* **Brief**
Leave out the pictures, and write out exactly the lines from the beginning of the material to the line holding "Chart.register(...registerables);", that line included, and nothing else.
⟨
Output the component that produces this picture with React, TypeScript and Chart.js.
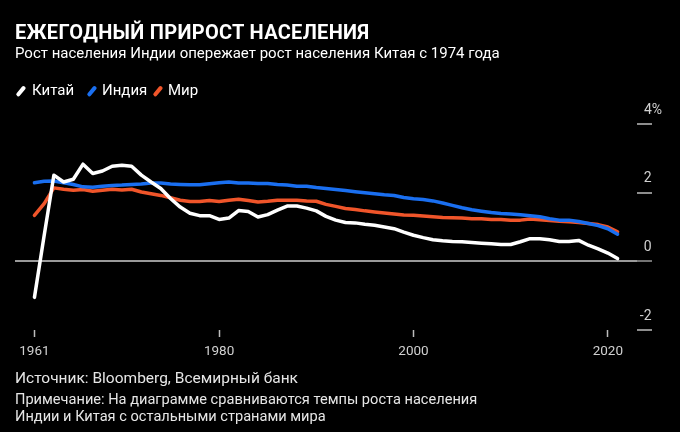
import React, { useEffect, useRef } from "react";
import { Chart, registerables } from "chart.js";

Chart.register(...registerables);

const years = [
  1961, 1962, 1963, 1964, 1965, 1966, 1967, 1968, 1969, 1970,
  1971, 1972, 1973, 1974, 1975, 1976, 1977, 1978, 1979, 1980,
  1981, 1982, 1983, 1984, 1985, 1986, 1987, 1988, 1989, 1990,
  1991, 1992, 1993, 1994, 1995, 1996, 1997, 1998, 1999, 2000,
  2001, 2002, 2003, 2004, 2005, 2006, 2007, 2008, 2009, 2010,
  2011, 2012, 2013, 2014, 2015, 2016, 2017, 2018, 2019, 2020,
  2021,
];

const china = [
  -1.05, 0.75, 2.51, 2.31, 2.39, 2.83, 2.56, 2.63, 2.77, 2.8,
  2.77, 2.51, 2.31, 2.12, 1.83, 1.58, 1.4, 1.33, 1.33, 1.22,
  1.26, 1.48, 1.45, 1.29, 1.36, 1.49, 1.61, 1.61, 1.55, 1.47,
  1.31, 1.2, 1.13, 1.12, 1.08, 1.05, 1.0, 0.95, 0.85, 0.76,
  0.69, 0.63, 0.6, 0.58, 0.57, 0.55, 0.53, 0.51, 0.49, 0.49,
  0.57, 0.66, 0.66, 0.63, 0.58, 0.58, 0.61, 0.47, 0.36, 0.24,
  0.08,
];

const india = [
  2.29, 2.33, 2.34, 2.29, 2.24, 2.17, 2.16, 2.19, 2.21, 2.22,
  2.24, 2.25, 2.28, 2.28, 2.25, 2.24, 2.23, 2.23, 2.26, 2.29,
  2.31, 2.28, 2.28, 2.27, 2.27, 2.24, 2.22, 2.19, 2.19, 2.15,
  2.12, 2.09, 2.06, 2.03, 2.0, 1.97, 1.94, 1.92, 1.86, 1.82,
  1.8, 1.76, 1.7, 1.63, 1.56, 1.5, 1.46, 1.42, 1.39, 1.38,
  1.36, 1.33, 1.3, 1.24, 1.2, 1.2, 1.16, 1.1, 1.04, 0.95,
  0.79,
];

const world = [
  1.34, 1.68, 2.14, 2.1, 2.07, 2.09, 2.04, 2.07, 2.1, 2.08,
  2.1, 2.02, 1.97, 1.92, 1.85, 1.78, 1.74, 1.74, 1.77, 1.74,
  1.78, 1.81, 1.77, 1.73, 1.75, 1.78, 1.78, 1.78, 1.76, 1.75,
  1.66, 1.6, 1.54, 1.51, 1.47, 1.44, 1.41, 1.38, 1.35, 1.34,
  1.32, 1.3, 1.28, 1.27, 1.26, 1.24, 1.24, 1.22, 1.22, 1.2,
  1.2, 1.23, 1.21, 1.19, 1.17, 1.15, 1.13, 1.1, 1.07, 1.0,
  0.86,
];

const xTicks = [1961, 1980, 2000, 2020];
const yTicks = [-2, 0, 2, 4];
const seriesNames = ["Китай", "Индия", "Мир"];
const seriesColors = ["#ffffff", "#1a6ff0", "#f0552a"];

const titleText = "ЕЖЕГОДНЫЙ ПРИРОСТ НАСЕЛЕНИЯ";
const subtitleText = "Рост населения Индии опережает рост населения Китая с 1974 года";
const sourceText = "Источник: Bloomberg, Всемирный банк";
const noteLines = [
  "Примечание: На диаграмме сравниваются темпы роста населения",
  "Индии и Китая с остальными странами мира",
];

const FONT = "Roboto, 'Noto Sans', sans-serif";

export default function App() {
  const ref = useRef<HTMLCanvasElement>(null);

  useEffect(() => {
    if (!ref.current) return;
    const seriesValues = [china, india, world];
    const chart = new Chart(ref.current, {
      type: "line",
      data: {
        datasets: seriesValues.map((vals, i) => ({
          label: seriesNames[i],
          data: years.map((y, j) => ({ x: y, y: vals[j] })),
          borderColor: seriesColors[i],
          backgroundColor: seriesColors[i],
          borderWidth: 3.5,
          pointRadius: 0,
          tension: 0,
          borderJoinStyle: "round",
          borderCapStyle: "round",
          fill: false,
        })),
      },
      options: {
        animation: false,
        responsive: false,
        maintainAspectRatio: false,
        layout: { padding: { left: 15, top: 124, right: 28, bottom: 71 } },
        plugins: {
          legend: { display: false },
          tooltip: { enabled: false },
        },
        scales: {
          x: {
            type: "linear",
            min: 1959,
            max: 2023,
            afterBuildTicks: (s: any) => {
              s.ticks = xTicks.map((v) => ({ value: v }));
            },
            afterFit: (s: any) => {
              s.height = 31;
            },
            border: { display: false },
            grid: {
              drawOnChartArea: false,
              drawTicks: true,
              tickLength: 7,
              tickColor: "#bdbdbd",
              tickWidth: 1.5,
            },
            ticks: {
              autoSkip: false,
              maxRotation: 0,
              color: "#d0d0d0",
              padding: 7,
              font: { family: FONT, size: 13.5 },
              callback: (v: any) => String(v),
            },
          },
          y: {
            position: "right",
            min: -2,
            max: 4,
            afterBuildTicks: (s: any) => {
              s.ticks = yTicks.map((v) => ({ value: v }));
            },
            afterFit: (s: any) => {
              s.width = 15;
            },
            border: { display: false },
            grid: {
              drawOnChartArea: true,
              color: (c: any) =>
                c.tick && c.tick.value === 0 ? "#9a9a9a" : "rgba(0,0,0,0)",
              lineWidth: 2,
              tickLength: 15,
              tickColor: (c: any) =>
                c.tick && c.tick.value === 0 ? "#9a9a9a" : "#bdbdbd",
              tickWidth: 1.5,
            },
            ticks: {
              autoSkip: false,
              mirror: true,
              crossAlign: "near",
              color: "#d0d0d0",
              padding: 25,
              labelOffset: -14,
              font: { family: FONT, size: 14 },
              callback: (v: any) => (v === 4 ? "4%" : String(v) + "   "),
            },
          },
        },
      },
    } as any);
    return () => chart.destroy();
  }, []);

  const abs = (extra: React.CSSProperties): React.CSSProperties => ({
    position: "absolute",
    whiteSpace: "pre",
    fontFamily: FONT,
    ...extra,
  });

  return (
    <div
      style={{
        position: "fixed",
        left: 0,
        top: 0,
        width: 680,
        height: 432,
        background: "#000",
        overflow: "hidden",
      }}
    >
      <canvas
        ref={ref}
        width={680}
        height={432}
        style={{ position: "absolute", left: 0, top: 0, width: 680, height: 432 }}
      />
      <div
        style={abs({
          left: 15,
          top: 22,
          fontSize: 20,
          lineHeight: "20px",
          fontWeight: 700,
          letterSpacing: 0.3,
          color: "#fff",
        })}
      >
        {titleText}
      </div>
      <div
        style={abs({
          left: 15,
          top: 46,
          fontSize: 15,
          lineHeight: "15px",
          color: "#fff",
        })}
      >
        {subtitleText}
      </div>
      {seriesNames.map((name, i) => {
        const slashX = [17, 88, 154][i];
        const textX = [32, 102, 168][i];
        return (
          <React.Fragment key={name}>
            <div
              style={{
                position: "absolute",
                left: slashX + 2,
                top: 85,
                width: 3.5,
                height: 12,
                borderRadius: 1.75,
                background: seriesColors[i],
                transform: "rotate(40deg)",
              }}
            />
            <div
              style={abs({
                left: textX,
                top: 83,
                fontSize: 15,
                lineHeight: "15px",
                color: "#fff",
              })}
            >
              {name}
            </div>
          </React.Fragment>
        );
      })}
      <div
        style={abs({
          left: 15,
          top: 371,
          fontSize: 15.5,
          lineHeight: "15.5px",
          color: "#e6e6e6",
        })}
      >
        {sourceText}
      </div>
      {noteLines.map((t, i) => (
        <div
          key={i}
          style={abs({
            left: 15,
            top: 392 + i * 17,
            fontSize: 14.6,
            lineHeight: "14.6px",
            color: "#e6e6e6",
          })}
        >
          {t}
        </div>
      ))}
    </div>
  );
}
⟩
* **Solution to the problem**
Output the component that produces this picture with React, TypeScript and Chart.js.
import React, { useEffect, useRef } from "react";
import { Chart, registerables } from "chart.js";

Chart.register(...registerables);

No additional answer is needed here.